Armstrong a détaillé plusieurs stratégies pratiques pour réduire son apport en iode, notamment : « Ne mangez pas trop souvent à l’extérieur, évitez les aliments transformés avec une longue liste d’ingrédients, privilégiez les repas faits maison… vérifiez vos compléments alimentaires, arrêtez la supplémentation en iode et passez en revue vos produits de soins personnels ». Voici d’autres stratégies concrètes pour limiter l’excès d’iode et protéger votre thyroïde :
1. Limitez les aliments transformés : Les céréales raffinées et les produits emballés contiennent souvent des quantités élevées d’iode en raison de l’iodation du sel et de l’utilisation d’additifs à base d’iode. Privilégiez les aliments complets et non transformés pour mieux contrôler votre apport en iode. De plus, une alimentation équilibrée, riche en glucides adaptés et exempte d’aliments transformés, favorise la production d’énergie cellulaire, un élément clé pour la santé thyroïdienne.
Un excès d’AGPI, notamment d’acide linoléique présent dans les huiles de graines, est un facteur aggravant : ces lipides perturbent la capacité des cellules à utiliser l’hormone thyroïdienne active.
2. Opter pour des produits laitiers et des œufs de qualité : Privilégiez des produits issus d’élevages où les animaux ne reçoivent pas de supplémentation en iode et où les désinfectants à base d’iode ne sont pas utilisés. Les options biologiques et issues d’animaux élevés en plein air sont généralement moins riches en iode.
Armstrong a souligné que les œufs de poules élevées en plein air, sans iode dans leur alimentation, contiennent aussi peu que 5 microgrammes d’iode par œuf, contre jusqu’à 100 microgrammes pour ceux issus de poules supplémentées.
3. Vérifier ses produits de soins personnels, compléments alimentaires et médicaments : Examinez la composition de tous vos compléments alimentaires et médicaments afin de repérer ceux qui contiennent de l’iode. Évitez les suppléments riches en iode, sauf en cas de nécessité médicale. De nombreux produits de soins, comme certains traitements contre l’acné, renferment de l’iode. Optez pour des alternatives sans iode afin de limiter votre exposition.
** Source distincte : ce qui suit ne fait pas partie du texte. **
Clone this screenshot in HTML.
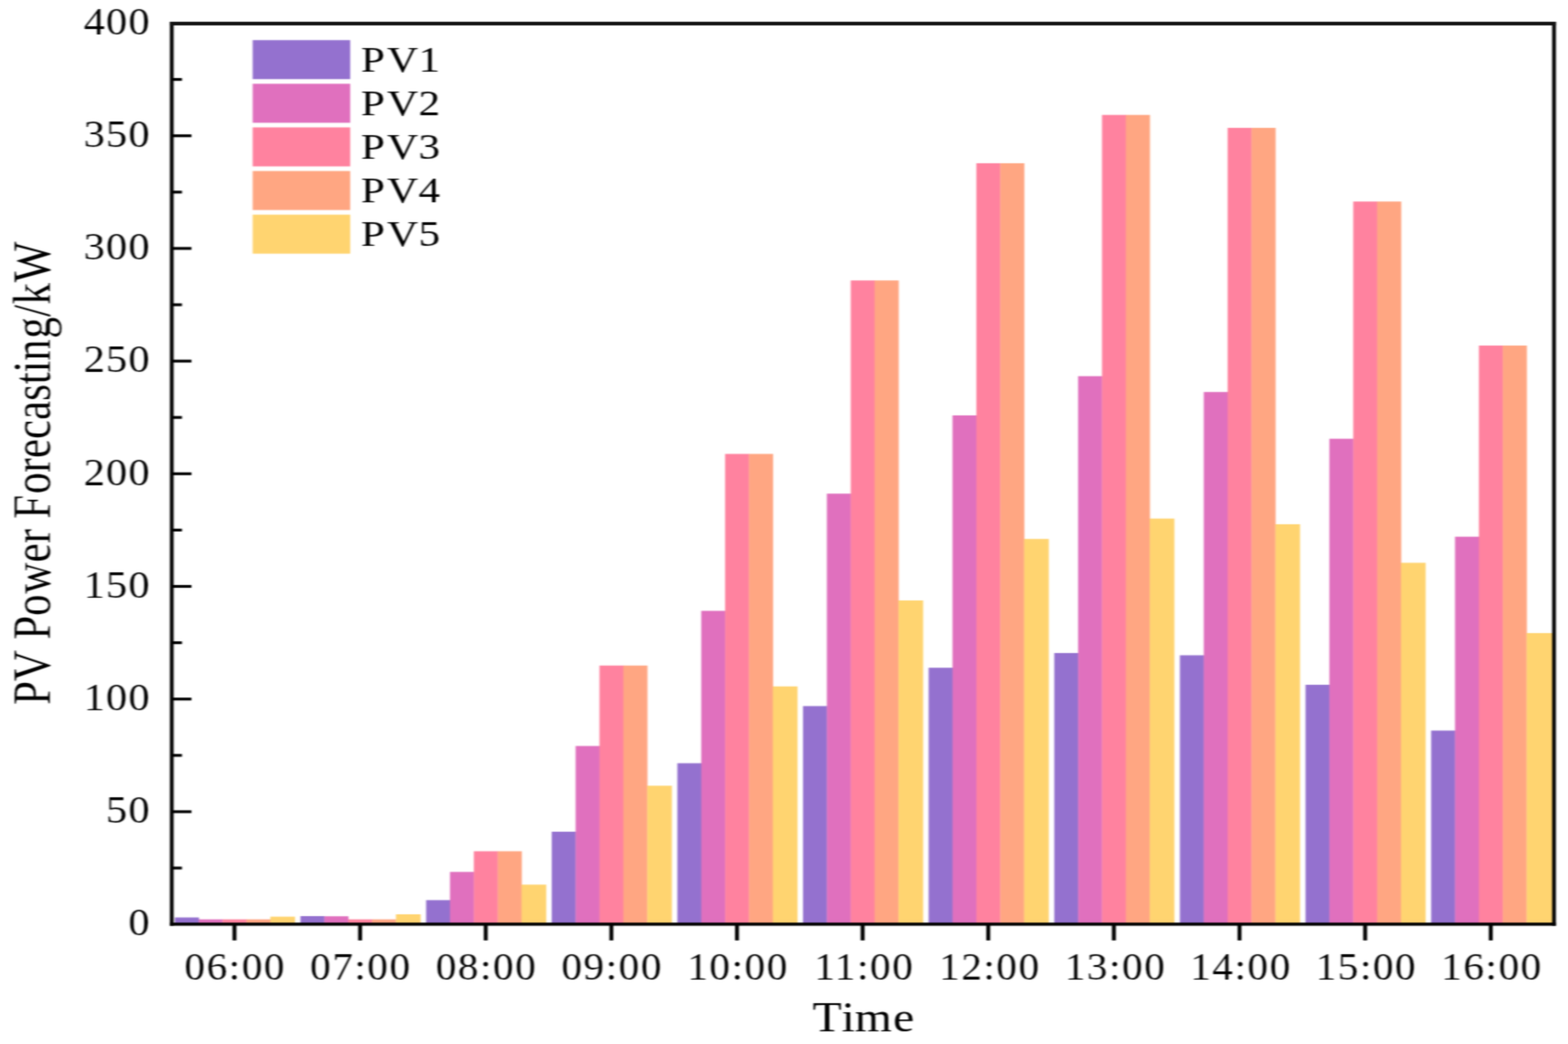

4.Faire un inventaire de son apport en iode : Utilisez des outils comme « iodineinventory.com » de Christianson pour suivre votre consommation d’iode, qu’elle provienne de l’alimentation, des compléments ou des produits de soins personnels.
5. Explorez des thérapies supplémentaires : En complément des ajustements alimentaires, envisagez des solutions comme la photobiomodulation pour soutenir votre santé thyroïdienne.